Dil; yalnızca bir iletişim aracı değil, kişiler ile kültürlerin gerçekliği inşa etme ve varoluş biçimidir. Ama dilin yalnızca belirli formları, yalnızca belirli kelime setleri, yalnızca belirli işaret sistemleri makbul sayıldığında, bir tahakküm mekanizması kuruluyor.
Devletlerin yasalarıyla, toplumun alışkanlıklarıyla, eğitimin dayattıklarıyla… Tek bir dilin tek doğru olduğu ilan ediliyor. Hangi dillerin kamusal alanda geçerli sayılacağı, hangi ifade biçimlerinin kabul edileceği, kimlerin kendi yöntemleriyle var olabileceği belirleniyor. O dili konuşmayanların sadece dilleri değil, var olma hakları da tehdit ediliyor.
Bu yüzden anadil hakkı, sadece bir hakkın korunması meselesi değil. Aynı zamanda kimlerin “herkes” kabul edileceğine, kimlerin gerçekten var olmasına izin verileceğine dair bir güç mücadelesine dönüşüyor.
Körler bankada tek başına bir işlem yapmak istediklerinde, Latin harfleriyle ve kendi el yazılarıyla "okudum anladım" yazmaları isteniyor. Belki hiç bilmediğimiz ama daha da önemlisi günlük yaşamımızda kullanmadığımız bu yazma biçimine zorlanıyoruz.
Altı üstü iki kelimenin yazılışını, hiç görmese bile, öğrenmek veya işlemini yaptırmak için rastgele iki şahit bulmak körler için hiç zor değil. Ancak yıllardır biz bu tür uygulamalara direniyoruz. Çünkü bu basit bir teknik mesele değil, sağlamcı ideolojinin ta kendisi.
Bu tür dayatmalarla çoğunluğa uymayan herkese kendilerinin eksik veya yanlış oldukları bilgisi aşılanmaya çalışılıyor. Belli grupların kendi ifade biçimlerinin kabul edilmemesi, kendi var olma biçimlerinin de kabul edilmemesi anlamına geliyor.
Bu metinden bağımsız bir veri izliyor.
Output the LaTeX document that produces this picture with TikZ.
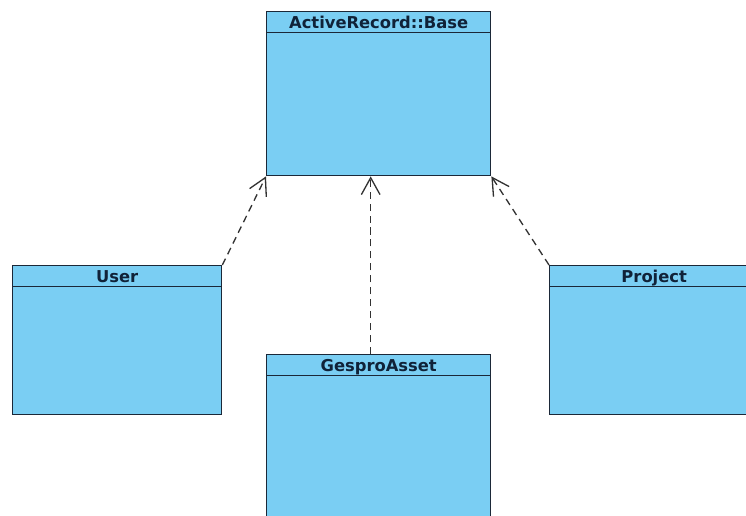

Otistiklerin kendi iletişim biçimleri tanınmadığında, işaret dili bilinmeyen bir devlet dairesinde, körler için erişilebilir bilgi bulunmayan bir hastanede, kendi dilinde eğitim alamayan bir okulda insanlara açıkça şu söyleniyor: “Sen, buraya ait değilsin." Dilini dayatılan sınırlar içinde kullanamayan herkes bu dışlanmanın hedefinde.
Normal diye sundukları şey; aslında yalnızca belirli bir grubun dili, belirli bir sınıfın kelimeleri, belirli bir otoritenin sesi ve bir dile, bir yönteme, bir var olma biçimine yönelen hep aynı tek tipleştirme şiddeti.
Öyleyse artık yüksek sesle söylemek gerekiyor: Biz buradayız. Bizi yok sayanların dilini öğrenmek zorunda değiliz. Bizi tek bir kalıba sığdırmaya çalışanlara boyun eğmek zorunda değiliz. Kendi dilimizle konuşacağız. Kendi yöntemlerimizle var olacağız.